In the records below, find the line containing "Clone this chart in matplotlib." and the line containing "two_theta_step = 0.2". Give again exactly those lines and every line between them, omitting the pictures.

(Data in this exercise):
* * *
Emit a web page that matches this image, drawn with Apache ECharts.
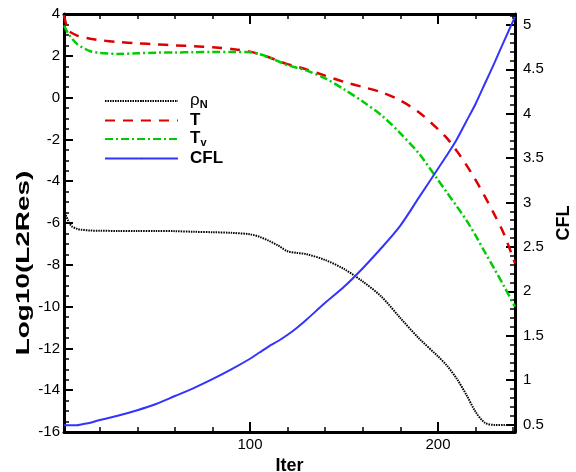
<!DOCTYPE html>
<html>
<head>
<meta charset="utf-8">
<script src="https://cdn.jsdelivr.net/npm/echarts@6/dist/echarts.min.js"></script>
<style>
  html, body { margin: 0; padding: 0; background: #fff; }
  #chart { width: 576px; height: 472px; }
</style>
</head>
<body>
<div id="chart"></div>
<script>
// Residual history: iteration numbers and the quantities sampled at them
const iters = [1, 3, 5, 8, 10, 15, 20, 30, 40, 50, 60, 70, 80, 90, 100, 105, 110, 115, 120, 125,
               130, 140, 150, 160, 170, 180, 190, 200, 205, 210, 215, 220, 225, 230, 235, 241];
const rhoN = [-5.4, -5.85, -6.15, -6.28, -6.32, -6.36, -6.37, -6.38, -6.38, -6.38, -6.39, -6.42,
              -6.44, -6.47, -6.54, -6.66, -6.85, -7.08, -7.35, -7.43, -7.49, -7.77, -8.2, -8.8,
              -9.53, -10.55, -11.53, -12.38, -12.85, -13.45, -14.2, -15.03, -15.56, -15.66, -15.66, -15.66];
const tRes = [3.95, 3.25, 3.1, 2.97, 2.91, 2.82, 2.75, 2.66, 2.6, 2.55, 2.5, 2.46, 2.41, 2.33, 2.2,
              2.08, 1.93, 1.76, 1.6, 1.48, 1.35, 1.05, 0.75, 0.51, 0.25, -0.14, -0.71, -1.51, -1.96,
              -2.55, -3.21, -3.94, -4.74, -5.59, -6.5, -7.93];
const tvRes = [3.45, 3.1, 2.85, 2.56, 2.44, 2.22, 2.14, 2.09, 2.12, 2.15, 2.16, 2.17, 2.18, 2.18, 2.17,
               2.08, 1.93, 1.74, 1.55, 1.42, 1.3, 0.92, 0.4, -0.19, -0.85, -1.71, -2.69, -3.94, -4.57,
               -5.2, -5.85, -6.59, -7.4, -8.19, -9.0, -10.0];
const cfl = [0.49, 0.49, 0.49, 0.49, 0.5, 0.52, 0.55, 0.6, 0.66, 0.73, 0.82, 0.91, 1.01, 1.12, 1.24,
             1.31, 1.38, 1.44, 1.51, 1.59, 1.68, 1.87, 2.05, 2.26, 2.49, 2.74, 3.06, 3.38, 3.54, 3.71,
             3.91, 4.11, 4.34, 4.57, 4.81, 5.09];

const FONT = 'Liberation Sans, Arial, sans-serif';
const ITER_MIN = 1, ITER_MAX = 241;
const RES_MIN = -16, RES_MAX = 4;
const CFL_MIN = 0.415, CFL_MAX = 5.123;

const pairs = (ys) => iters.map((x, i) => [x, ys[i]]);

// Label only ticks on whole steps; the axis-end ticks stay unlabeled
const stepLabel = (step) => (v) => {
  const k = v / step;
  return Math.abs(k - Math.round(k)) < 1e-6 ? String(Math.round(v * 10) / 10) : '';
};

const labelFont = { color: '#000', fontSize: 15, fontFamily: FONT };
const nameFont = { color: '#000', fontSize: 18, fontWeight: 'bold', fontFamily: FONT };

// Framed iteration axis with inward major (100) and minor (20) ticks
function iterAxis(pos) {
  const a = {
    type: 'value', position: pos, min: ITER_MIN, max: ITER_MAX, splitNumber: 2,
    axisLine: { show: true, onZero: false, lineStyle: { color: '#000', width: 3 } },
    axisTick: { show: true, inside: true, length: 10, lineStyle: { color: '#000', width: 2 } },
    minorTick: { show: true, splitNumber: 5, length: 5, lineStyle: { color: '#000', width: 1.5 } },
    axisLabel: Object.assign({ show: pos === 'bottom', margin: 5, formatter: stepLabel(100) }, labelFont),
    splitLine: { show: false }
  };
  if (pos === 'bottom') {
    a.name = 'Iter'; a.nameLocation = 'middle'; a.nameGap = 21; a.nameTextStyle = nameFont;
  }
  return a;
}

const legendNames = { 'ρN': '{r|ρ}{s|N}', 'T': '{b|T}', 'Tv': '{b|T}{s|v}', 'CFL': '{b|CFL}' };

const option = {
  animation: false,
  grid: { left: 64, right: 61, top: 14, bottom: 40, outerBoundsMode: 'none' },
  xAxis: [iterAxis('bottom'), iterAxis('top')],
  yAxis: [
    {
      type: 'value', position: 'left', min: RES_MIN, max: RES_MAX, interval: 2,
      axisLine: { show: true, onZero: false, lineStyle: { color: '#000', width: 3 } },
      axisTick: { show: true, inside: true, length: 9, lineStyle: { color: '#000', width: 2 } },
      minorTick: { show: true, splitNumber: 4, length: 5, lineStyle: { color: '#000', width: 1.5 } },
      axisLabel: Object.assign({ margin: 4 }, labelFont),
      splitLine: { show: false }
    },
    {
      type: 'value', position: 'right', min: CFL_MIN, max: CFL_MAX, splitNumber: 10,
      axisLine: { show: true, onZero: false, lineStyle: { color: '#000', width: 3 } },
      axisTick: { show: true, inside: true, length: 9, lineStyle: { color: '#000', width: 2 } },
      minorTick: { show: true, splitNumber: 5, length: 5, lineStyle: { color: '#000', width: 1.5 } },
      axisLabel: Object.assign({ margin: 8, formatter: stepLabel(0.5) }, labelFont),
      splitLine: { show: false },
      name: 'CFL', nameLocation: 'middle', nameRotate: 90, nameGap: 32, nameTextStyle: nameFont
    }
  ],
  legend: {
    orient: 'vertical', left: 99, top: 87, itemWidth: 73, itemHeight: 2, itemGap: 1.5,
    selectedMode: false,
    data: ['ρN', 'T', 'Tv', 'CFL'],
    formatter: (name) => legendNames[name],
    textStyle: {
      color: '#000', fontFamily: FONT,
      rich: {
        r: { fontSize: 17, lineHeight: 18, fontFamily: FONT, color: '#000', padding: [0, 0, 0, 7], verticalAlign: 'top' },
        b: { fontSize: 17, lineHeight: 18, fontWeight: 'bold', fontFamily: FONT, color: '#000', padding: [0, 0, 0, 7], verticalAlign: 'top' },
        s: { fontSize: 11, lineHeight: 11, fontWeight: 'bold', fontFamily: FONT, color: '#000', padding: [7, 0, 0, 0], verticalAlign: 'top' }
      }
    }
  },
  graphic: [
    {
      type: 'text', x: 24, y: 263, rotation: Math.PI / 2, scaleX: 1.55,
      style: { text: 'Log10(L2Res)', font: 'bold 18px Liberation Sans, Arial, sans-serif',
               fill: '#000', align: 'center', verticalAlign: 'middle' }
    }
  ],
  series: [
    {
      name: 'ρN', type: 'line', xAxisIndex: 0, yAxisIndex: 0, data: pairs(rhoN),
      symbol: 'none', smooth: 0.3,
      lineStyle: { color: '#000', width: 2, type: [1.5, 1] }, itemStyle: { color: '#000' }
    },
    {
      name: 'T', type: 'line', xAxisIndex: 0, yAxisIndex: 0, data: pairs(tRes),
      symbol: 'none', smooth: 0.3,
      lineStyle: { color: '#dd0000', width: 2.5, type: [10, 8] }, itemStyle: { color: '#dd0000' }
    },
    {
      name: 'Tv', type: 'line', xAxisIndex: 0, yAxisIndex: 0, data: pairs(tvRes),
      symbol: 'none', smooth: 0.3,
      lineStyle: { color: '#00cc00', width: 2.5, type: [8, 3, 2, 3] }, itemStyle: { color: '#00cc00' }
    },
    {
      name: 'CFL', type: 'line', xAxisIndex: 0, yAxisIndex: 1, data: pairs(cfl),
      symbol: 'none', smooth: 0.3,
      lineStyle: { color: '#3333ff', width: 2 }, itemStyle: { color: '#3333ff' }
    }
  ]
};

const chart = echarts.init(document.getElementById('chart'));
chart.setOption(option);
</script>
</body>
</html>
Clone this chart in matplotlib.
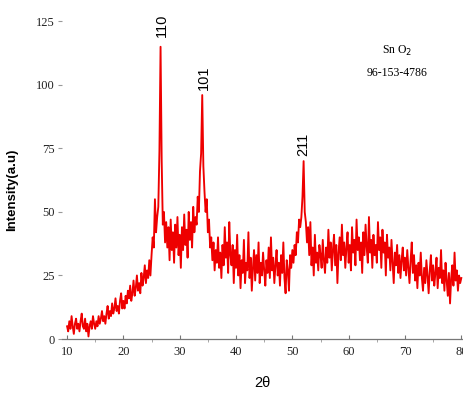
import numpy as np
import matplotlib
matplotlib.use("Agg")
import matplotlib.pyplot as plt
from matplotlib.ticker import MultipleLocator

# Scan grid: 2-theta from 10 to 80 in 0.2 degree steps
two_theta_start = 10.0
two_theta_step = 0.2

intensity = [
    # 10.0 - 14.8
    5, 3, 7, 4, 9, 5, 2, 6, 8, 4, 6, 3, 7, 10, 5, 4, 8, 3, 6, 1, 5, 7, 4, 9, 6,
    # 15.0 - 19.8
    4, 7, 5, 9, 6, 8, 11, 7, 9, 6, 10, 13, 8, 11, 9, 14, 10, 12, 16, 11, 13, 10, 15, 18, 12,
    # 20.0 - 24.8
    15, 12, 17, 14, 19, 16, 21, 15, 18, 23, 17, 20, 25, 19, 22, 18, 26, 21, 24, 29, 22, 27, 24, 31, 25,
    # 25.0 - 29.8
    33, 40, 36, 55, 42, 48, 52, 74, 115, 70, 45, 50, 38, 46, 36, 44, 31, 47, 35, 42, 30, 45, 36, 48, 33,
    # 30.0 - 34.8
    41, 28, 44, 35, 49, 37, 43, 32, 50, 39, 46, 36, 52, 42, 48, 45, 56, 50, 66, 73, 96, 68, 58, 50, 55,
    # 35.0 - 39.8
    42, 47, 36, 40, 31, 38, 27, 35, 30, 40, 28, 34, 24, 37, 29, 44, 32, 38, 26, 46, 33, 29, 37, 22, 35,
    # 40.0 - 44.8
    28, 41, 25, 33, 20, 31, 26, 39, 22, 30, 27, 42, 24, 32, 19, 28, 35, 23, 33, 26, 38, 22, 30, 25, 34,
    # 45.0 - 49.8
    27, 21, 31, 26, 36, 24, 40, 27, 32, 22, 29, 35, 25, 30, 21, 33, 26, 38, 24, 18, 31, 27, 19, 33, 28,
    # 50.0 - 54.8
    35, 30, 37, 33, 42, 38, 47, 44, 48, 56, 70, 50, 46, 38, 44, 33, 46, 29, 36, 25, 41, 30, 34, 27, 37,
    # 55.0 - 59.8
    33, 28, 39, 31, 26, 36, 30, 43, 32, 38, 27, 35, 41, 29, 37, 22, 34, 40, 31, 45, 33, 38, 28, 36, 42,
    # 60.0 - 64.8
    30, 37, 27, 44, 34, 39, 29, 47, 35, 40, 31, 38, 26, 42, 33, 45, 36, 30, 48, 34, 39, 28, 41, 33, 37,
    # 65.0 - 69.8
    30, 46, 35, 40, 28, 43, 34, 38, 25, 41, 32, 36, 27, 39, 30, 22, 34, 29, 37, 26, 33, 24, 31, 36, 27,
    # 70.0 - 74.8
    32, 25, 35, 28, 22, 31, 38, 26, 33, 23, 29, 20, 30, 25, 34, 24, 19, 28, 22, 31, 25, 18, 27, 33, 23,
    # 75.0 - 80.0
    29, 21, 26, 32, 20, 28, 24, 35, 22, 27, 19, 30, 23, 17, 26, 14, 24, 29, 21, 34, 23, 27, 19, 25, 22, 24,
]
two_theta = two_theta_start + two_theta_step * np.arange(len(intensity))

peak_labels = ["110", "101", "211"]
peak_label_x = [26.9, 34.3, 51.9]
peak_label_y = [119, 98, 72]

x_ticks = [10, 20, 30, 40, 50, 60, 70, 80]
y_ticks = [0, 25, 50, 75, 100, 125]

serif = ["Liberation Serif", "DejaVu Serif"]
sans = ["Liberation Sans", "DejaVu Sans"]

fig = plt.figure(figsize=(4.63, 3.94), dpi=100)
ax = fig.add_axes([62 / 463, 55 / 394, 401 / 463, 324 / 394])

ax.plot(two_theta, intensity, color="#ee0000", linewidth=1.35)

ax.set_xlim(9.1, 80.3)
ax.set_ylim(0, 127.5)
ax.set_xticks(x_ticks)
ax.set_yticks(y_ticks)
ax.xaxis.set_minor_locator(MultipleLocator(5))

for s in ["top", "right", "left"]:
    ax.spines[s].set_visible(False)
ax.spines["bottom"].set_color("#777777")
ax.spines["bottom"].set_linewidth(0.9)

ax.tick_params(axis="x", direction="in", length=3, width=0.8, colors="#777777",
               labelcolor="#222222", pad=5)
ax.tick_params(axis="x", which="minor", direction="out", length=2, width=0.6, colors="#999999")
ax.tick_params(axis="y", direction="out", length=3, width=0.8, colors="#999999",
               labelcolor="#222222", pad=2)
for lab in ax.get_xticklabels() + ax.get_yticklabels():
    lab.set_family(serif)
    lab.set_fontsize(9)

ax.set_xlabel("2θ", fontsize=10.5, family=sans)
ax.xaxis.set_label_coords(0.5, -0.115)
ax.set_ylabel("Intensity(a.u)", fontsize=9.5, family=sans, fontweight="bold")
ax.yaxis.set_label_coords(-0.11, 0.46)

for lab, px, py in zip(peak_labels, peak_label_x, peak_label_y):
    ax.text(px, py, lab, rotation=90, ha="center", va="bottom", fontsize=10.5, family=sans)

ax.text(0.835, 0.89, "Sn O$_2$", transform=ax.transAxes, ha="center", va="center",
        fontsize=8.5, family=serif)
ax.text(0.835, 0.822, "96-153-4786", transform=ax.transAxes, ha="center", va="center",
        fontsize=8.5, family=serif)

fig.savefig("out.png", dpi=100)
* * *
(Answer):
Clone this chart in matplotlib.
import numpy as np
import matplotlib
matplotlib.use("Agg")
import matplotlib.pyplot as plt
from matplotlib.ticker import MultipleLocator

# Scan grid: 2-theta from 10 to 80 in 0.2 degree steps
two_theta_start = 10.0
two_theta_step = 0.2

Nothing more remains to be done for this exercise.